The project focuses on various types of prophetic texts that originated in late medieval Bohemia and on the development of apocalyptic thinking. Both played an important role in the self-understanding and self-description of the ruling strata of society as well as in the learned discourses within the Prague university environment. The planned monograph will contribute to a better knowledge of the European context of the transmitted texts which represent a very specific reception of the writings of Joachim of Fiore, and of Franciscan Spirituals such as Petrus Olivi or John Rupescissa. This 'prophetic' literature usually considered to be marginal in historical research appears as an important means to understand the ways in which contemporaries interpreted their world.

The Chosen people and the End of Time: the Hussite Theologian Jacobell of Mies and his Vernacular Commentary on Apocalypse

The project focuses on a detailed examination of the extensive text of the Exposition on Apocalypse written in Czech by the leading Hussite theologian Jacobell of Mies in the early 1420s. The work has almost compületely been ignored in historical research despite its enormous importance (it serves mainly as a reservoir of exemplificative quotations). In the centre of attention are all the sources and models the author used, the intellectual discourse in which he stood, the influence of the vernacular language on the theological argumentation and the reception of the work. Especially the examination of the relationship between Jacobell's Exposition and the Latin Exposition on Apocalypse written slightly later by the Taborite theologian Nicolaus of Pelhrimov can bring observations crucial for the understanding of the dynamic of radicalisation of the Hussite movement in the 1420s and 1430s.

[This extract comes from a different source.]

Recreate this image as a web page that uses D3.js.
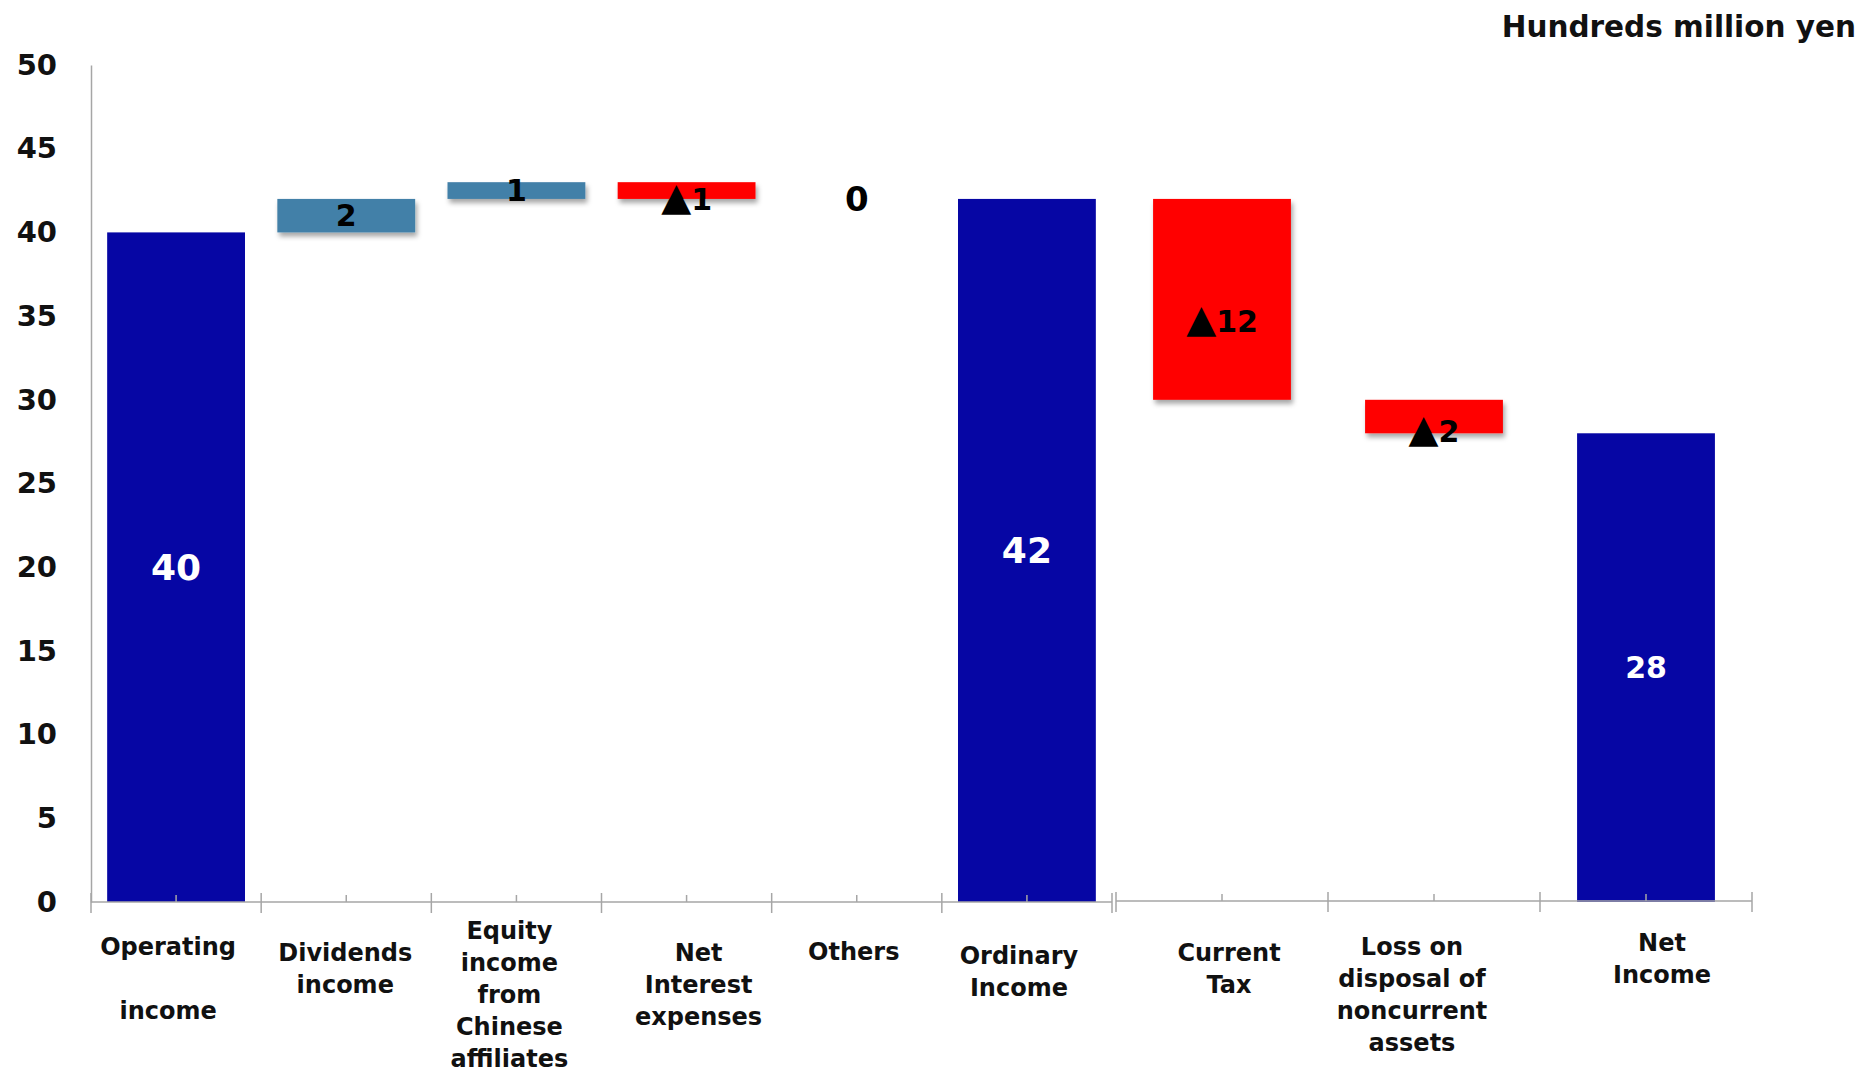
<!DOCTYPE html>
<html>
<head>
<meta charset="utf-8">
<script src="https://cdn.jsdelivr.net/npm/d3@7"></script>
<style>
  body { margin: 0; background: #fff; }
  svg text { font-family: "DejaVu Sans", Verdana, sans-serif; font-weight: bold; }
</style>
</head>
<body>
<svg width="1862" height="1073"></svg>
<script>
// data
const categories = ['Operating income', 'Dividends income', 'Equity income from Chinese affiliates',
  'Net Interest expenses', 'Others', 'Ordinary Income', 'Current Tax',
  'Loss on disposal of noncurrent assets', 'Net Income'];
const labelLines = [
  ['Operating', '', 'income'], ['Dividends', 'income'], ['Equity', 'income', 'from', 'Chinese', 'affiliates'],
  ['Net', 'Interest', 'expenses'], ['Others'], ['Ordinary', 'Income'], ['Current', 'Tax'],
  ['Loss on', 'disposal of', 'noncurrent', 'assets'], ['Net', 'Income']];
const values = [40, 2, 1, -1, 0, 42, -12, -2, 28];
const isTotal = [true, false, false, false, false, true, false, false, true];
const yTicks = [0, 5, 10, 15, 20, 25, 30, 35, 40, 45, 50];
const unitLabel = 'Hundreds million yen';

// layout tweaks
const labelAt = [null, null, null, 42, 42, null, 34.7, 28.1, null]; // value where the number sits (null = middle)
const labelSize = [36, 30, 30, 30, 34, 36, 30, 30, 30];
const catLabelY = [946, 952, 930, 952, 951, 955, 952, 946, 942];
const catLabelDx = [-8, -1, -7, 12, -3, -8, 7, -22, 16];

const colTotal = '#0606a4', colUp = '#4380a8', colDown = '#ff0505', axisCol = '#a6a6a6';

const svg = d3.select('svg');

const y = d3.scaleLinear().domain([0, 50]).range([902, 65]);
const xLeft = d3.scaleBand().domain(categories.slice(0, 6)).range([91, 1112]);
const xRight = d3.scaleBand().domain(categories.slice(6)).range([1116, 1752]);
const xOf = c => (xLeft.domain().includes(c) ? xLeft : xRight);
const xc = c => xOf(c)(c) + xOf(c).bandwidth() / 2;
const barW = xLeft.bandwidth() * 0.81;

// running totals for the waterfall
let run = 0;
const bars = categories.map((c, i) => {
  let lo, hi;
  if (isTotal[i]) { lo = 0; hi = values[i]; run = values[i]; }
  else { const s = run; run += values[i]; lo = Math.min(s, run); hi = Math.max(s, run); }
  return { c, i, v: values[i], lo, hi, end: run };
});

const defs = svg.append('defs');
const f = defs.append('filter').attr('id', 'shadow')
  .attr('x', '-10%').attr('y', '-30%').attr('width', '130%').attr('height', '180%');
f.append('feDropShadow').attr('dx', 2).attr('dy', 4).attr('stdDeviation', 2.5)
  .attr('flood-color', '#000').attr('flood-opacity', 0.35);

// bars
svg.append('g').selectAll('rect')
  .data(bars.filter(d => d.v !== 0))
  .join('rect')
  .attr('x', d => xc(d.c) - barW / 2)
  .attr('width', barW)
  .attr('y', d => y(d.hi))
  .attr('height', d => y(d.lo) - y(d.hi))
  .attr('fill', d => isTotal[d.i] ? colTotal : (d.v > 0 ? colUp : colDown))
  .attr('filter', d => isTotal[d.i] ? null : 'url(#shadow)');

// y axis
const yAxis = svg.append('g').attr('transform', 'translate(91,0)')
  .call(d3.axisLeft(y).tickValues(yTicks).tickSize(0).tickPadding(34));
yAxis.select('.domain').attr('stroke', axisCol).attr('stroke-width', 1.5);
yAxis.selectAll('text').attr('font-size', 29).attr('fill', '#111').attr('font-family', '"DejaVu Sans", sans-serif');

// x axis, two panels
const ax = svg.append('g').attr('stroke', axisCol).attr('stroke-width', 1.5);
[[xLeft, 902], [xRight, 901]].forEach(([sc, y0]) => {
  const r = sc.range();
  ax.append('line').attr('x1', r[0]).attr('x2', r[1]).attr('y1', y0).attr('y2', y0);
  const edges = sc.domain().map(c => sc(c)).concat([r[1]]);
  edges.forEach(e => ax.append('line').attr('x1', e).attr('x2', e).attr('y1', y0 - 9).attr('y2', y0 + 11));
  sc.domain().forEach(c => {
    const m = sc(c) + sc.bandwidth() / 2;
    ax.append('line').attr('x1', m).attr('x2', m).attr('y1', y0 - 7).attr('y2', y0);
  });
});

// value labels
const vl = svg.append('g').selectAll('text')
  .data(bars)
  .join('text')
  .attr('x', d => xc(d.c))
  .attr('y', d => y(labelAt[d.i] != null ? labelAt[d.i] : (d.v === 0 ? d.end : (d.lo + d.hi) / 2)))
  .attr('dy', '0.36em')
  .attr('text-anchor', 'middle')
  .attr('font-size', d => labelSize[d.i])
  .attr('fill', d => isTotal[d.i] ? '#fff' : '#000');
vl.filter(d => d.v < 0).append('tspan').attr('font-size', '1.3em').text('\u25B2');
vl.append('tspan').text(d => Math.abs(d.v));

// category labels
categories.forEach((c, i) => {
  const t = svg.append('text')
    .attr('x', xc(c) + catLabelDx[i])
    .attr('y', catLabelY[i])
    .attr('text-anchor', 'middle')
    .attr('font-size', 24)
    .attr('fill', '#111');
  labelLines[i].forEach((ln, k) => {
    t.append('tspan').attr('x', xc(c) + catLabelDx[i]).attr('y', catLabelY[i] + k * 32)
      .attr('dy', '0.36em').text(ln || '\u00A0');
  });
});

// unit
svg.append('text').attr('x', 1856).attr('y', 26).attr('dy', '0.36em')
  .attr('text-anchor', 'end').attr('font-size', 29.5).attr('fill', '#111').text(unitLabel);
</script>
</body>
</html>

The Pseudo-Aristotelian Secretum secretorum
in Eastern Central Europe

In the collaborative study (together with Gabor Farkas Kis) the textual tradition and literary and social context of the Secretum secretorum in late medieval Bohemia, Hungary and Poland will be explored. The transmitted manuscript copies witness a growing interest in the pseudo-Aristotelian admonitions to Alexander the Great from the first half of the 14th century onwards in this area. They were received at the courts, as part of the genre speculum principum, in monasteries and among the clergy. Manuscripts from the university environment show a special preoccupation with the physiognomical doctrines contained in the work. The vernacular translations of the work are also under scrutiny.